Video games were traditionally immune from that sensation. Don’t get me wrong, I still feel pretty guilty every time I look at the Fallout 4 disc. I put maybe five hours into Bethesda’s most recent epic back in 2015, and despite my best intentions I haven’t made my way back since. (Similar condolences can be offered to The Witcher 3, Final Fantasy XV, and so on.) But there’s never been a time crunch on my inevitable return. Physical media doesn’t deteriorate. As frustrating as it might be to dig out a Super Nintendo to play Chrono Trigger in its native state, there isn’t some corporately brokered mandated deadline bearing down on anyone wanting to finally cross that off their lists. But with so many game publishers experimenting with subscription models, gamers will be contending with that brand new anxiety for years to come; the looming inevitability of a 40gb download becoming inoperable overnight.
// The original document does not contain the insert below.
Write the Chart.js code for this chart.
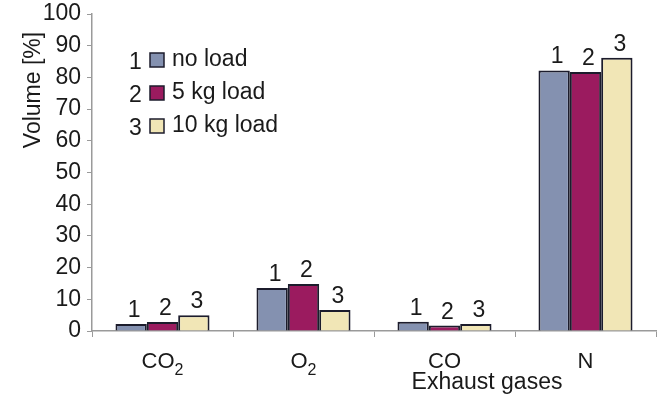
<!DOCTYPE html>
<html>
<head>
<meta charset="utf-8">
<script src="https://cdn.jsdelivr.net/npm/chart.js@4/dist/chart.umd.min.js"></script>
<style>
  html, body { margin: 0; padding: 0; background: #ffffff; }
  #wrap { width: 661px; height: 399px; position: relative; }
</style>
</head>
<body>
<div id="wrap"><canvas id="c" width="661" height="399"></canvas></div>
<script>
// Exhaust gas composition by load
const categories = ['CO2', 'O2', 'CO', 'N'];
const seriesNames = ['no load', '5 kg load', '10 kg load'];
const seriesTags = ['1', '2', '3'];
const noLoad = [2.2, 13.6, 2.9, 82.2];
const load5kg = [2.8, 14.8, 1.7, 81.7];
const load10kg = [5.0, 6.6, 2.2, 86.2];
const yTicks = [0, 10, 20, 30, 40, 50, 60, 70, 80, 90, 100];

const FONT = "'Liberation Sans', Arial, Helvetica, sans-serif";
const fills = ['#8491b0', '#9b1b5f', '#f1e6b6'];
const edge = '#1c1c2c';
const axisGrey = '#9a9a9a';
const textCol = '#1a1a1a';

const seriesValues = [noLoad, load5kg, load10kg];

// Draws text where trailing digits are rendered as subscripts
function drawChem(ctx, str, cx, baseY, size) {
  const m = str.match(/^(.*?)(\d*)$/);
  const main = m[1], sub = m[2];
  const subSize = Math.round(size * 0.72);
  ctx.font = size + 'px ' + FONT;
  const wMain = ctx.measureText(main).width;
  ctx.font = subSize + 'px ' + FONT;
  const wSub = sub ? ctx.measureText(sub).width : 0;
  const x = cx - (wMain + wSub) / 2;
  ctx.textAlign = 'left';
  ctx.textBaseline = 'alphabetic';
  ctx.font = size + 'px ' + FONT;
  ctx.fillText(main, x, baseY);
  if (sub) {
    ctx.font = subSize + 'px ' + FONT;
    ctx.fillText(sub, x + wMain, baseY + size * 0.3);
  }
}

const decor = {
  id: 'decor',
  afterDatasetsDraw(chart) {
    const ctx = chart.ctx;
    ctx.save();
    ctx.fillStyle = textCol;

    // numbers above each bar
    ctx.font = '23px ' + FONT;
    ctx.textAlign = 'center';
    ctx.textBaseline = 'alphabetic';
    chart.data.datasets.forEach((ds, di) => {
      const meta = chart.getDatasetMeta(di);
      meta.data.forEach(bar => {
        ctx.fillText(seriesTags[di], bar.x + 3, bar.y - 7);
      });
    });

    // category labels with subscripts
    const xs = chart.scales.x;
    categories.forEach((c, i) => {
      drawChem(ctx, c, xs.getPixelForValue(i), 368, 22);
    });

    // x axis title
    ctx.font = '23px ' + FONT;
    ctx.textAlign = 'center';
    ctx.fillText('Exhaust gases', 487, 389);

    // y axis title
    ctx.save();
    ctx.translate(40, 90);
    ctx.rotate(-Math.PI / 2);
    ctx.textAlign = 'center';
    ctx.font = '23px ' + FONT;
    ctx.fillText('Volume [%]', 0, 0);
    ctx.restore();

    // legend
    const rowY = [60, 93, 126];
    seriesNames.forEach((name, i) => {
      const y = rowY[i];
      ctx.font = '23px ' + FONT;
      ctx.textAlign = 'left';
      ctx.textBaseline = 'middle';
      ctx.fillStyle = textCol;
      ctx.fillText(seriesTags[i], 129, y + 3);
      ctx.fillStyle = fills[i];
      ctx.fillRect(150, y - 7, 14, 14);
      ctx.strokeStyle = edge;
      ctx.lineWidth = 1.5;
      ctx.strokeRect(150, y - 7, 14, 14);
      ctx.fillStyle = textCol;
      ctx.fillText(name, 172, y);
    });
    ctx.restore();
  }
};

new Chart(document.getElementById('c'), {
  type: 'bar',
  data: {
    labels: categories,
    datasets: seriesValues.map((vals, i) => ({
      label: seriesNames[i],
      data: vals,
      backgroundColor: fills[i],
      borderColor: edge,
      borderWidth: 2,
      borderSkipped: 'bottom',
      categoryPercentage: 0.667,
      barPercentage: 1.0
    }))
  },
  options: {
    responsive: false,
    animation: false,
    layout: { padding: { top: 0, right: 5, left: 0, bottom: 0 } },
    plugins: {
      legend: { display: false },
      tooltip: { enabled: false }
    },
    scales: {
      x: {
        offset: true,
        grid: {
          offset: true,
          drawOnChartArea: false,
          drawTicks: true,
          tickLength: 6,
          color: axisGrey
        },
        border: { color: axisGrey, width: 1.5 },
        ticks: { display: false },
        afterFit(scale) { scale.height = 68; }
      },
      y: {
        min: 0,
        max: 100,
        afterBuildTicks(scale) { scale.ticks = yTicks.map(v => ({ value: v })); },
        grid: {
          drawOnChartArea: false,
          drawTicks: true,
          tickLength: 5,
          color: axisGrey
        },
        border: { color: axisGrey, width: 1.5 },
        ticks: {
          color: textCol,
          font: { family: FONT, size: 23 },
          padding: 6
        },
        afterFit(scale) { scale.width = 92; scale.paddingTop = 14; }
      }
    }
  },
  plugins: [decor]
});
</script>
</body>
</html>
Already, I’m feeling some novel brain-sickness from the stress. Yoku’s Island Express wasn’t the only title leaving Game Pass on August 15. Kingdom Come: Deliverance also disappeared from the service. I had zero interest in playing Kingdom Come since it released in 2018 — the murmurs I heard through the grapevine about its technical jank, plus the exhausting Gamergate aura around its lead designer, were huge turn offs. And yet, I absolutely found myself mired in the rolling fields of Bohemia in the hours before the game turned back into a pumpkin. Nothing gets me to click the download button faster than the news that the function will soon be deactivated. It is funny how easy it is to never want to play a game, up to the very moment you can’t.

I would probably be a little bit happier if I made peace with the idea that I was never going to finish Mad Men. If I’ve waited this long, is it ever going to happen? Maybe the fate of Sterling Cooper will be forever unresolved. And I’ll never see what happens to Peggy’s baby. Why does that make me melancholy? I don’t really care about those characters, much in the same way I’m not really affected by Kingdom Come’s brutal revenge saga. Perhaps it’s just an ailment of 21st century living. If you think of yourself as a literate aficionado of your chosen obsession, there is no reason you can’t constantly have your nose in another movie, or TV show, or video game. In the subscription age, anything you want can be administered at lightning speed from an international canopy of machinery that exists, solely, to ensure that we are not bored.

In that sense, we’re living in a legitimate golden age for consumption, and I should be able to tell my brain that it’s ok if I never end up seeing the credits of every video game in the universe. But I think a lot of us are still caught up in our native 20th century thinking when it comes to content. We have not fully adjusted to a world where it is possible to play everything and anything, untethered from expensive discs or arcane platform limitations. As more publishers pivot to the $US15 ($21)-a-month model, one of the only barriers left is time, and that ticking clock in the corner of the Game Pass client, letting us know that we have mere days left to play Yoku’s Island Express.

Luke Winkie is a writer and former pizza maker from San Diego, currently living in Brooklyn. In addition to Kotaku, he contributes to Vice, PC Gamer, Playboy, Rolling Stone, and Polygon.